We should make a decision, or lay out the options, for how we could store and retrieve data on the topic of the page a recent changes edit is made to.

Per T381571: [DESIGN] How could we enable editors to filter by topic in Recent Changes?, this can be added to RCFilters as another 'advanced' filter, alongside Namespace and Tags. It does not need a new UI as compared to those, we'll try to work on this before the Codex update, so we'll worry about the best way to have this UI implemented as part of that work.

Event Timeline

Scardenasmolinar renamed this task from [SPIKE] How could we add topic filtering to Recent Changes? to [SPIKE] How could we add topic filtering to Recent Changes? [16H].Dec 10 2024, 4:15 PM
Scardenasmolinar moved this task from To be estimated to Estimated on the Moderator-Tools-Team board.

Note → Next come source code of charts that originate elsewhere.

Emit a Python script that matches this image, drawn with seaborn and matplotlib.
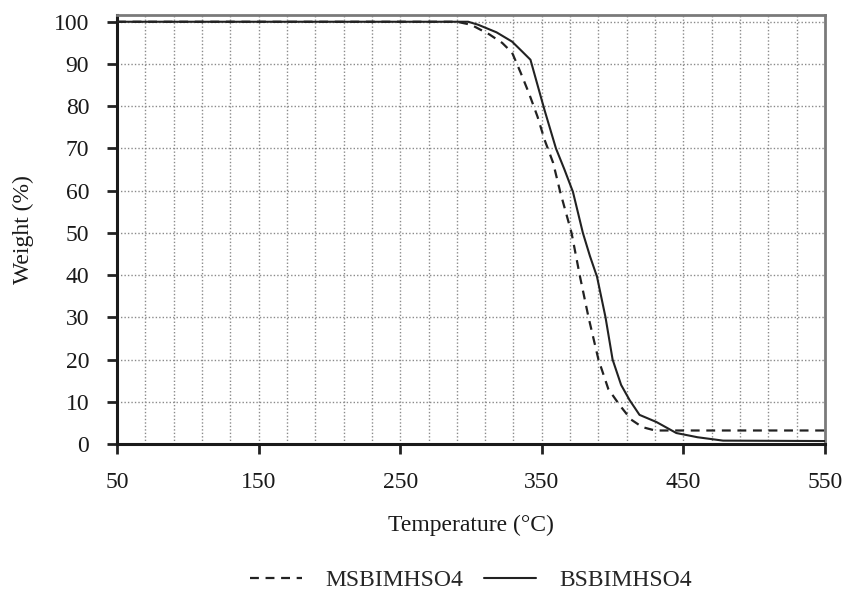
import numpy as np
import pandas as pd
import matplotlib
matplotlib.use("Agg")
import matplotlib.pyplot as plt
from matplotlib.ticker import MultipleLocator
import seaborn as sns

# TGA curves: temperature (°C) vs remaining weight (%)
ms_temp = [50, 290, 300, 313, 322, 329, 335, 341, 347, 352, 358, 363, 371, 377, 383, 390, 397, 405, 413, 421, 430, 550]
ms_weight = [100, 100, 99.3, 97, 95, 92.7, 88, 83, 77.5, 72, 66.6, 59.7, 50, 39.6, 30, 20, 13, 9.2, 5.8, 4, 3.2, 3.2]

bs_temp = [50, 298, 305, 318, 329, 336, 342, 347, 352, 360, 366, 372, 379, 384, 389, 395, 400, 406, 412, 419, 431, 445, 460, 478, 550]
bs_weight = [100, 100, 99.3, 97.5, 95.3, 93, 91, 85, 79, 70, 65, 59.7, 50, 44.5, 39.6, 30, 20, 14, 10.4, 6.9, 5.2, 2.6, 1.6, 0.8, 0.7]

series_names = ["MSBIMHSO4", "BSBIMHSO4"]
x_ticks = [50, 150, 250, 350, 450, 550]
y_ticks = list(range(0, 101, 10))

sns.set_theme(style="white")
plt.rcParams["font.family"] = ["Liberation Serif", "DejaVu Serif"]
FS = 17

fig = plt.figure(figsize=(8.48, 5.94), dpi=100)
ax = fig.add_axes([117 / 848, 1 - 444 / 594, (825 - 117) / 848, (444 - 15) / 594])

df_ms = pd.DataFrame({"Temperature": ms_temp, "Weight": ms_weight})
df_bs = pd.DataFrame({"Temperature": bs_temp, "Weight": bs_weight})

sns.lineplot(data=df_ms, x="Temperature", y="Weight", ax=ax, color="#222222",
             linewidth=1.6, linestyle=(0, (4, 3)), label=series_names[0], zorder=3)
sns.lineplot(data=df_bs, x="Temperature", y="Weight", ax=ax, color="#222222",
             linewidth=1.5, linestyle="-", label=series_names[1], zorder=3)

ax.set_xlim(50, 550)
ax.set_ylim(0, 101.6)
ax.set_xticks(x_ticks)
ax.set_xticklabels([str(v) for v in x_ticks])
ax.set_yticks(y_ticks)
ax.set_yticklabels([str(v) for v in y_ticks])
ax.xaxis.set_minor_locator(MultipleLocator(20))

# dotted grid: every 20 °C vertically, every 10 % horizontally
for xv in np.arange(70, 550, 20):
    ax.axvline(xv, color="#8a8a8a", linewidth=1.0, linestyle=(0, (1, 1.5)), zorder=1)
for yv in range(10, 101, 10):
    ax.axhline(yv, color="#8a8a8a", linewidth=1.0, linestyle=(0, (1, 1.5)), zorder=1)

ax.tick_params(axis="both", which="major", direction="out", length=7, width=2,
               color="#222222", labelsize=FS, labelcolor="#1a1a1a", bottom=True, left=True)
ax.tick_params(axis="x", which="major", pad=13)
ax.tick_params(axis="y", which="major", pad=13)
ax.tick_params(axis="x", which="minor", bottom=False)

for side in ["left", "bottom"]:
    ax.spines[side].set_color("#1a1a1a")
    ax.spines[side].set_linewidth(2.2)
for side in ["top", "right"]:
    ax.spines[side].set_color("#7a7a7a")
    ax.spines[side].set_linewidth(2.0)

ax.set_xlabel("Temperature (°C)", fontsize=FS, color="#1a1a1a", labelpad=16)
ax.set_ylabel("Weight (%)", fontsize=FS, color="#1a1a1a", labelpad=14)

ax.legend(loc="center", bbox_to_anchor=(0.5, -(580 - 444) / 429), ncol=2, frameon=False,
          fontsize=FS, handlelength=2.2, columnspacing=0.9, handletextpad=1.0)

fig.savefig("out.png", dpi=100)
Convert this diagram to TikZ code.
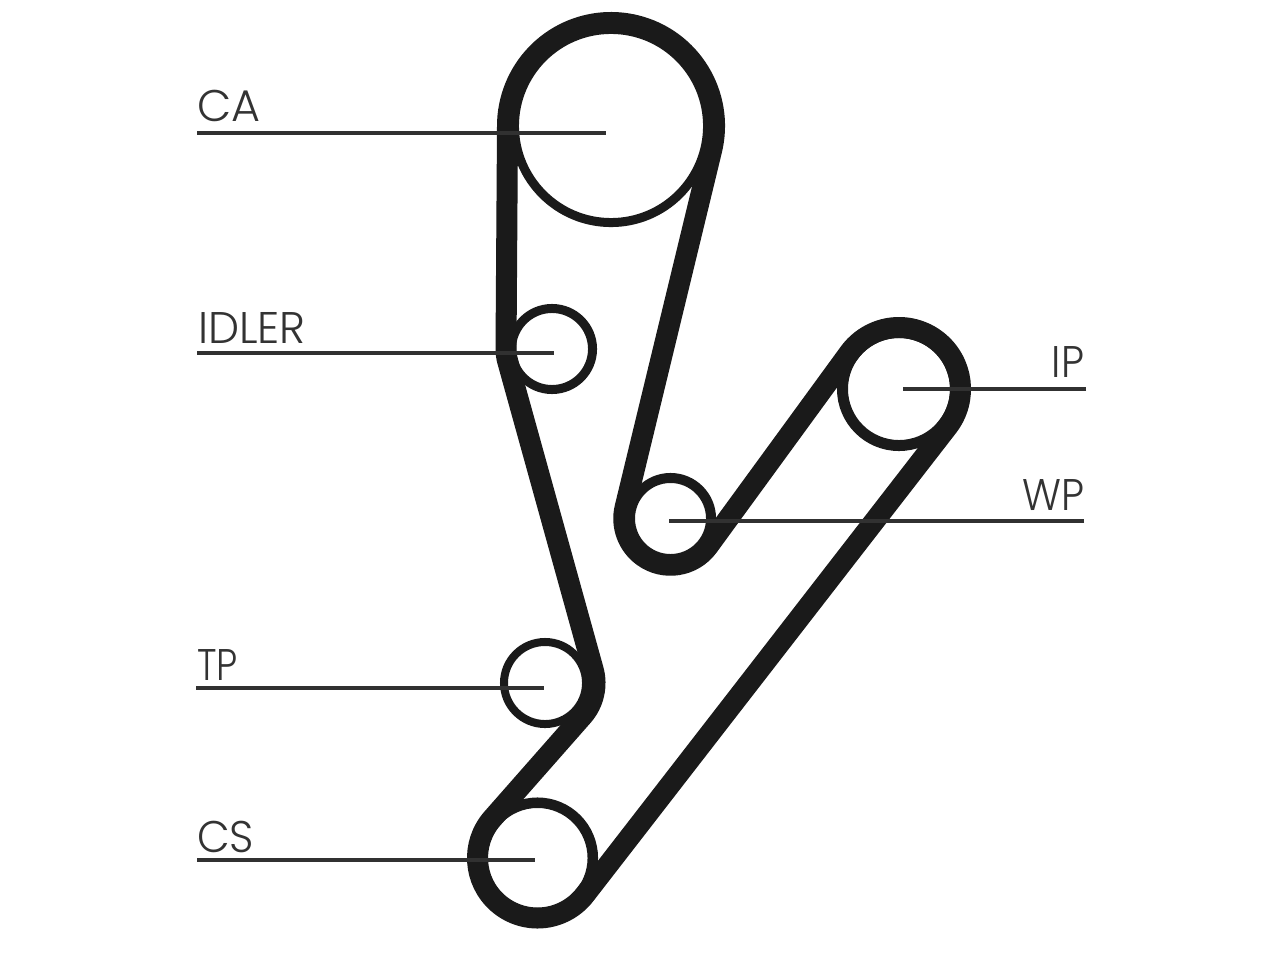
\documentclass[tikz,border=0pt]{standalone}
\usepackage{fontspec}
\setmainfont{Poppins Light}
\definecolor{beltblack}{HTML}{1A1A1A}
\definecolor{tagfg}{HTML}{333333}
\tikzset{
  belt/.style={draw=beltblack,line width=0.21cm,line join=round},
  pulley/.style={circle,draw=beltblack,fill=white,inner sep=0pt,outer sep=0pt},
  leader/.style={draw=beltblack!90!white,line width=0.04cm},
  tag/.style={inner sep=0pt,outer sep=0pt,text=tagfg,xscale=0.92,font=\fontsize{12.6}{14}\selectfont},
}
\begin{document}
\begin{tikzpicture}[x=0.01cm,y=0.01cm]
\useasboundingbox (0,0) rectangle (1280,960);
\fill [white] (0,0) rectangle (1280,960);

% pulleys (y counted from the bottom edge)
\node [pulley,line width=0.09cm,minimum size=1.93cm] (ca) at (611,834) {};
\node [pulley,line width=0.09cm,minimum size=0.81cm] (idler) at (552,611) {};
\node [pulley,line width=0.08cm,minimum size=0.82cm] (tp) at (545,277) {};
\node [pulley,line width=0.105cm,minimum size=1.105cm] (cs) at (537.5,102) {};
\node [pulley,line width=0.11cm,minimum size=1.13cm] (ip) at (899,571) {};
\node [pulley,line width=0.10cm,minimum size=0.81cm] (wp) at (670.5,441.5) {};

% the belt
\draw [belt] ([shift={(-13.6:103.5)}]ca.center) arc [start angle=-13.6,end angle=180,radius=103.5]
  -- ([shift={(180:46)}]idler.center) arc [start angle=180,end angle=195.5,radius=46]
  -- ([shift={(15.5:50)}]tp.center) arc [start angle=15.5,end angle=-41.35,radius=50]
  -- ([shift={(138.65:60)}]cs.center) arc [start angle=138.65,end angle=322.4,radius=60]
  -- ([shift={(-37.6:61.5)}]ip.center) arc [start angle=-37.6,end angle=143.8,radius=61.5]
  -- ([shift={(-36.2:46.75)}]wp.center) arc [start angle=-36.2,end angle=-193.6,radius=46.75]
  -- cycle;

% labels
\node [tag,xscale=1.09,anchor=base west] (catag) at (197,838) {CA};
\node [tag,xscale=1.08,anchor=base west] (idlertag) at (198,617) {IDLER};
\node [tag,xscale=0.92,anchor=base west] (tptag) at (197,280) {TP};
\node [tag,xscale=1.04,anchor=base west] (cstag) at (197,108) {CS};
\node [tag,anchor=base east] (iptag) at (1084,583) {IP};
\node [tag,anchor=base east] (wptag) at (1084,450) {WP};

% leader lines
\coordinate (caout) at (197,827);
\coordinate (caend) at (606,827);
\coordinate (idlerout) at (197,607);
\coordinate (idlerend) at (554,607);
\coordinate (tpout) at (196,272);
\coordinate (tpend) at (544,272);
\coordinate (csout) at (197,100);
\coordinate (csend) at (535,100);
\coordinate (ipout) at (1086,571);
\coordinate (ipend) at (903,571);
\coordinate (wpout) at (1084,439);
\coordinate (wpend) at (669,439);
\draw [leader] (caout) -- (caend);
\draw [leader] (idlerout) -- (idlerend);
\draw [leader] (tpout) -- (tpend);
\draw [leader] (csout) -- (csend);
\draw [leader] (ipout) -- (ipend);
\draw [leader] (wpout) -- (wpend);
\end{tikzpicture}
\end{document}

it looks like the proposed taxonomy will be

Scardenasmolinar renamed this task from [SPIKE] How could we add topic filtering to Recent Changes? [16H] to [SPIKE] How could we add topic filtering to Recent Changes? [8H].Jan 7 2025, 4:30 PM
Scardenasmolinar triaged this task as High priority.
Should we use ORES (extension) or not?

Though it's technically feasible to implement without ORES using a deferred update that calls the Liftwing API to store the topics on the recentchanges table, this seems counter to how we're currently using machine learning filters on Recent Changes (through the ORES extension).

ORES is the extension which integrates data from an ORES(now Liftwing) services into the RecentChanges view.

Per documentation:

It is installed on several Wikimedia sites, but no longer deployed to new ones.

For wikis that do not want machine learning UI filters in Recent Changes this extension would not be installed. For wikis that do want the machine learning UI filters in Recent Changes it is installed already, and if not we have already identified a process for installing it in T382171: Install ORES extension on idwiki.

How to store this data on rc table? Do we want to?

In my opinion we don't want to store this on the recent changes table because the data modeling would be awkward (we'd have to store the topics in a JSON blob since many topics can belong to one article and therefore one recent change as well).
Since ORES extension is the current implementation for adding machine learning filters to Recent Changes I suggest keeping it there until we can replace it or refactor it.

The ORES extension does not currently have any integration with the article topic model API, however we could very easily add to the LiftwingService class (when the API is available; it looks like the current docs are still under construction).
We could then store the article topic classification in the oresc_class column or another column like oresc_class_text. (Scaling considerations make me lean toward oresc_class_text as oresc_class is a tinyint as mentioned here ).
We then don't even need to retrieve all topics from the WikimediaMessages extension as we'd have the topic in the ores_class_text column.
We could then build upon the query builder's join conditions like we are for the other filters.
This method uses the ChangesListSpecialPageStructuredFilters hook.

Moving to engineering review to get some feedback from other engineers.

The findings look good to me; thanks for your research!

jsn.sherman added a subscriber: Scardenasmolinar.

@Scardenasmolinar looked at this today and approved the findings; we'll need to create a task to implement this feature in ORES. I'll leave it open until that is done.

@Scardenasmolinar looked at this today and approved the findings; we'll need to create a task to implement this feature in ORES. I'll leave it open until that is done.

Correction (the above was a quick note from an engineering meeting): we can use T245906: Expose ORES topics in recent changes filters, which is in the product backlog. I'm going to stall it out since this is waiting on other work.